I’d compare Bogart’s lyrical ideas to Morrissey’s gift for thoughtful and dramatic interpretations on modern living. Bogart’s words are at once funny, outrageous, heartfelt, and above all else original. “You Think You’re Tuff” is a triumphant power pop lover’s lament that shows off Bogart’s songwriting talent and soulful vocals. It is the best song on the album and one of the few gems sprinkled throughout this album to offset the sillier songs and really allow Street Punk to hit home. The media made a big deal about Frank Ocean’s song “Thinking Bout You” off of 2012’s triumphant Channel Orange because of the sexual ambiguity within the lyrics of that song. Bogart as Hunx flaunts his sexual orientation in a fun and often funny way (see album title Gay Singles) but above that, he is such an excellent songwriter that any fan of punk, garage rock, or power pop music should be able to relate to his songs. He sings about love with other men, but the sentiments are universal.

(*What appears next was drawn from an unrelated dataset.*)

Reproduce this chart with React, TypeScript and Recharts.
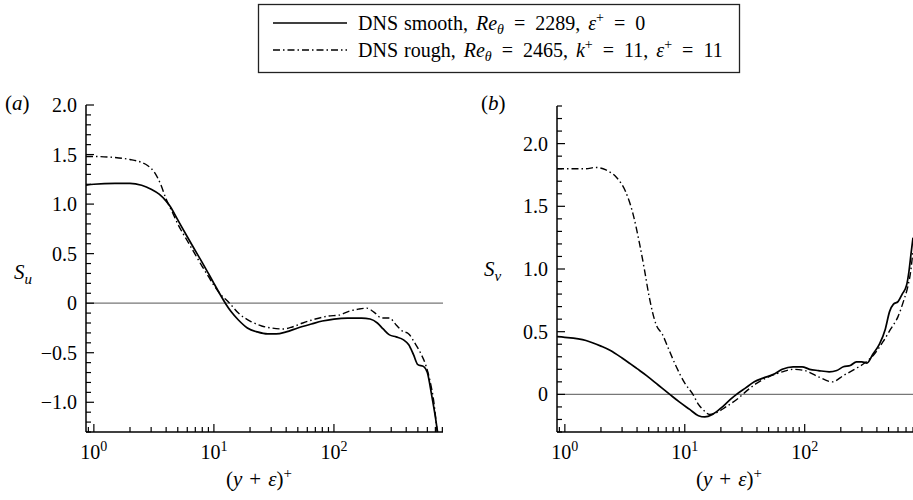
import React from 'react';
import {
  LineChart,
  Line,
  XAxis,
  YAxis,
  ReferenceLine,
} from 'recharts';

/* ---------- DATA ---------- */
// panel (a): S_u
const suSmoothX = [0.86, 1, 1.5, 2, 2.5, 3, 3.5, 4, 4.3, 5, 6, 7, 8, 9, 10, 11, 12.6, 14, 16, 19, 23, 28, 33, 40, 50, 65, 80, 100, 130, 170, 200, 230, 257, 290, 330, 380, 420, 460, 500, 560, 600, 650, 700, 740];
const suSmoothY = [1.19, 1.2, 1.21, 1.21, 1.19, 1.15, 1.1, 1.03, 0.98, 0.84, 0.67, 0.53, 0.41, 0.3, 0.2, 0.11, -0.01, -0.09, -0.17, -0.25, -0.29, -0.31, -0.31, -0.29, -0.25, -0.21, -0.18, -0.16, -0.15, -0.15, -0.16, -0.2, -0.26, -0.32, -0.34, -0.37, -0.42, -0.52, -0.62, -0.64, -0.7, -0.92, -1.15, -1.35];
const suRoughX = [0.86, 1, 1.5, 2, 2.5, 2.8, 3.2, 3.6, 4, 4.5, 5, 6, 7, 8, 9, 10, 11, 13.5, 16, 20, 25, 30, 38, 45, 55, 70, 90, 110, 135, 160, 188, 215, 250, 290, 330, 370, 420, 470, 525, 580, 630, 680, 730];
const suRoughY = [1.48, 1.48, 1.47, 1.45, 1.42, 1.39, 1.32, 1.2, 1.05, 0.92, 0.8, 0.63, 0.49, 0.37, 0.27, 0.18, 0.11, 0, -0.1, -0.18, -0.23, -0.25, -0.26, -0.24, -0.2, -0.16, -0.13, -0.12, -0.08, -0.06, -0.05, -0.09, -0.15, -0.15, -0.22, -0.28, -0.31, -0.4, -0.5, -0.62, -0.78, -1.0, -1.35];

// panel (b): S_v
const svSmoothX = [0.86, 1, 1.5, 2, 2.4, 3, 3.5, 4, 4.8, 6, 7.5, 9, 11, 13, 14.7, 17, 20, 24, 27, 32, 38, 45, 55, 65, 80, 95, 110, 130, 160, 185, 210, 240, 270, 300, 330, 370, 420, 470, 510, 550, 600, 650, 707, 740, 770, 800];
const svSmoothY = [0.46, 0.455, 0.43, 0.385, 0.35, 0.29, 0.245, 0.205, 0.15, 0.075, 0, -0.06, -0.12, -0.17, -0.18, -0.16, -0.11, -0.04, 0, 0.05, 0.1, 0.13, 0.16, 0.2, 0.22, 0.22, 0.2, 0.19, 0.18, 0.19, 0.22, 0.23, 0.26, 0.26, 0.25, 0.32, 0.4, 0.52, 0.66, 0.72, 0.74, 0.8, 0.87, 0.98, 1.12, 1.25];
const svRoughX = [0.86, 1, 1.5, 1.8, 2.2, 2.7, 3.2, 3.7, 4.2, 4.6, 5, 5.8, 6.5, 7.2, 8.5, 10, 11.7, 13, 14.5, 16.1, 18, 22, 28, 33, 40, 50, 65, 80, 100, 130, 170, 210, 260, 316, 380, 450, 520, 600, 670, 720, 770, 800];
const svRoughY = [1.8, 1.8, 1.8, 1.81, 1.79, 1.73, 1.62, 1.44, 1.2, 1.0, 0.8, 0.55, 0.48, 0.38, 0.22, 0.09, 0, -0.08, -0.13, -0.16, -0.15, -0.1, -0.03, 0.03, 0.09, 0.14, 0.18, 0.2, 0.19, 0.14, 0.1, 0.15, 0.2, 0.25, 0.32, 0.42, 0.52, 0.62, 0.75, 0.85, 1.0, 1.15];

// ticks
const xMinorTicks = [0.9, 1, 2, 3, 4, 5, 6, 7, 8, 9, 10, 20, 30, 40, 50, 60, 70, 80, 90, 100, 200, 300, 400, 500, 600, 700, 800];
const xMajorTicks = [1, 10, 100];
const xMajorExp = ['0', '1', '2'];
const yMajorA = [-1.0, -0.5, 0, 0.5, 1.0, 1.5, 2.0];
const yLabelsA = ['\u22121.0', '\u22120.5', '0', '0.5', '1.0', '1.5', '2.0'];
const yMajorB = [0, 0.5, 1.0, 1.5, 2.0];
const yLabelsB = ['0', '0.5', '1.0', '1.5', '2.0'];

const zip = (xs: number[], ys: number[]) => xs.map((x, i) => ({ x, y: ys[i] }));
const tenths = (from: number, to: number) => {
  const out: number[] = [];
  for (let i = from; i <= to; i++) out.push(Math.round(i) / 10);
  return out;
};

const FONT = '"Liberation Serif", serif';
const FS = 20;

/* ---------- TICKS ---------- */
const makeYTick = (majors: number[], labels: string[]) => (props: any) => {
  const { x, y, payload } = props;
  const idx = majors.findIndex((m) => Math.abs(m - payload.value) < 1e-6);
  const major = idx >= 0;
  return (
    <g>
      <line x1={x} x2={x + (major ? 8 : 5)} y1={y} y2={y} stroke="#000" strokeWidth={1.2} />
      {major && (
        <text x={x - 9} y={y} dy="0.35em" textAnchor="end" fontFamily={FONT} fontSize={FS} fill="#000">
          {labels[idx]}
        </text>
      )}
    </g>
  );
};

const XTick = (props: any) => {
  const { x, y, payload } = props;
  const idx = xMajorTicks.indexOf(payload.value);
  const major = idx >= 0;
  return (
    <g>
      <line x1={x} x2={x} y1={y} y2={y - (major ? 8 : 5)} stroke="#000" strokeWidth={1.2} />
      {major && (
        <text x={x} y={y + 27} textAnchor="middle" fontFamily={FONT} fontSize={FS} fill="#000">
          <tspan>10</tspan>
          <tspan dy={-8} fontSize={14}>{xMajorExp[idx]}</tspan>
        </text>
      )}
    </g>
  );
};

/* ---------- PANEL ---------- */
interface PanelProps {
  left: number;
  width: number;
  marginLeft: number;
  marginTop: number;
  marginRight: number;
  yDomain: [number, number];
  yTicks: number[];
  yTick: (p: any) => React.ReactElement;
  smooth: { x: number; y: number }[];
  rough: { x: number; y: number }[];
  xMax: number;
}

const Panel: React.FC<PanelProps> = (p) => (
  <div style={{ position: 'absolute', left: p.left, top: 0 }}>
    <LineChart
      width={p.width}
      height={500}
      margin={{ top: p.marginTop, right: p.marginRight, left: p.marginLeft, bottom: 38 }}
    >
      <XAxis
        dataKey="x"
        type="number"
        scale="log"
        domain={[0.86, p.xMax]}
        allowDataOverflow
        ticks={xMinorTicks}
        interval={0}
        tickSize={0}
        tickMargin={0}
        tick={<XTick />}
        height={30}
        axisLine={{ stroke: '#000', strokeWidth: 1.5 }}
      />
      <YAxis
        type="number"
        domain={p.yDomain}
        allowDataOverflow
        ticks={p.yTicks}
        interval={0}
        tickSize={0}
        tickMargin={0}
        tick={p.yTick}
        width={50}
        axisLine={{ stroke: '#000', strokeWidth: 1.5 }}
      />
      <ReferenceLine y={0} stroke="#777" strokeWidth={1.3} />
      <Line
        data={p.rough}
        dataKey="y"
        type="monotone"
        stroke="#000"
        strokeWidth={1.4}
        strokeDasharray="7 3 1.5 3"
        dot={false}
        isAnimationActive={false}
      />
      <Line
        data={p.smooth}
        dataKey="y"
        type="monotone"
        stroke="#000"
        strokeWidth={1.7}
        dot={false}
        isAnimationActive={false}
      />
    </LineChart>
  </div>
);

const XTitle = ({ x }: { x: number }) => (
  <text x={x} y={486} textAnchor="middle" fontFamily={FONT} fontSize={21} fill="#000">
    <tspan>(</tspan>
    <tspan fontStyle="italic">y</tspan>
    <tspan dx={7}>+</tspan>
    <tspan dx={7} fontStyle="italic">ε</tspan>
    <tspan>)</tspan>
    <tspan dy={-8} fontSize={15}>+</tspan>
  </text>
);

/* ---------- APP ---------- */
export default function App() {
  const txt = { fontFamily: FONT, fontSize: FS, fill: '#000' } as const;
  const sub = { fontSize: 14, fontStyle: 'italic' } as const;
  const sup = { fontSize: 14 } as const;
  return (
    <div style={{ position: 'absolute', left: 0, top: 0, width: 913, height: 500, background: '#fff' }}>
      <Panel
        left={0}
        width={460}
        marginLeft={36}
        marginTop={105}
        marginRight={17}
        yDomain={[-1.3, 2.0]}
        yTicks={tenths(-13, 20)}
        yTick={makeYTick(yMajorA, yLabelsA)}
        smooth={zip(suSmoothX, suSmoothY)}
        rough={zip(suRoughX, suRoughY)}
        xMax={810}
      />
      <Panel
        left={460}
        width={453}
        marginLeft={47}
        marginTop={106}
        marginRight={0}
        yDomain={[-0.3, 2.3]}
        yTicks={tenths(-3, 23)}
        yTick={makeYTick(yMajorB, yLabelsB)}
        smooth={zip(svSmoothX, svSmoothY)}
        rough={zip(svRoughX, svRoughY)}
        xMax={800}
      />

      {/* annotations */}
      <svg width={913} height={500} style={{ position: 'absolute', left: 0, top: 0, pointerEvents: 'none' }}>
        <text x={5} y={110} {...txt} fontSize={21}>(<tspan fontStyle="italic">a</tspan>)</text>
        <text x={481} y={110} {...txt} fontSize={21}>(<tspan fontStyle="italic">b</tspan>)</text>
        <text x={14} y={279} {...txt} fontSize={21} fontStyle="italic">
          S<tspan dy={5} fontSize={15}>u</tspan>
        </text>
        <text x={484} y={276} {...txt} fontSize={21} fontStyle="italic">
          S<tspan dy={5} fontSize={15}>v</tspan>
        </text>
        <XTitle x={259} />
        <XTitle x={729} />

        {/* legend */}
        <rect x={258.5} y={4.5} width={481} height={68} fill="#fff" stroke="#222" strokeWidth={1.3} />
        <line x1={273} x2={347} y1={23} y2={23} stroke="#000" strokeWidth={1.7} />
        <line x1={273} x2={347} y1={50} y2={50} stroke="#000" strokeWidth={1.4} strokeDasharray="7 3 1.5 3" />
        <text x={358} y={30} {...txt}>
          <tspan>DNS</tspan>
          <tspan dx={6}>smooth,</tspan>
          <tspan dx={8} fontStyle="italic">Re</tspan>
          <tspan dy={4} {...sub}>θ</tspan>
          <tspan dx={10} dy={-4}>=</tspan>
          <tspan dx={10}>2289,</tspan>
          <tspan dx={8} fontStyle="italic">ε</tspan>
          <tspan dy={-8} {...sup}>+</tspan>
          <tspan dx={10} dy={8}>=</tspan>
          <tspan dx={10}>0</tspan>
        </text>
        <text x={358} y={57} {...txt}>
          <tspan>DNS</tspan>
          <tspan dx={6}>rough,</tspan>
          <tspan dx={8} fontStyle="italic">Re</tspan>
          <tspan dy={4} {...sub}>θ</tspan>
          <tspan dx={10} dy={-4}>=</tspan>
          <tspan dx={10}>2465,</tspan>
          <tspan dx={8} fontStyle="italic">k</tspan>
          <tspan dy={-8} {...sup}>+</tspan>
          <tspan dx={10} dy={8}>=</tspan>
          <tspan dx={10}>11,</tspan>
          <tspan dx={8} fontStyle="italic">ε</tspan>
          <tspan dy={-8} {...sup}>+</tspan>
          <tspan dx={10} dy={8}>=</tspan>
          <tspan dx={10}>11</tspan>
        </text>
      </svg>
    </div>
  );
}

Most of the songs on this album consist of Bogart endlessly repeating the titles as on “Rat Bag” and “Egg Raid on Mojo” but the songs are in-your-face and catchy and at less than two minutes, they don’t overstay their welcome. In fact every song on Street Punk is less than two minutes except for “You Think You’re Tough” and the fifties-rock homage of “It’s Not Easy”, the last and longest song on the album, complete with a T. Rex-style glam guitar solo. Hunx and His Punk may demand that you don’t call them fabulous on Street Punk but even when the band is trying to be as abrasive as possible, Bogart’s undeniable songwriting talent can’t help but shine through the muck. Street Punk is another fabulous addition to an already great discography, packed to the gills with great songs.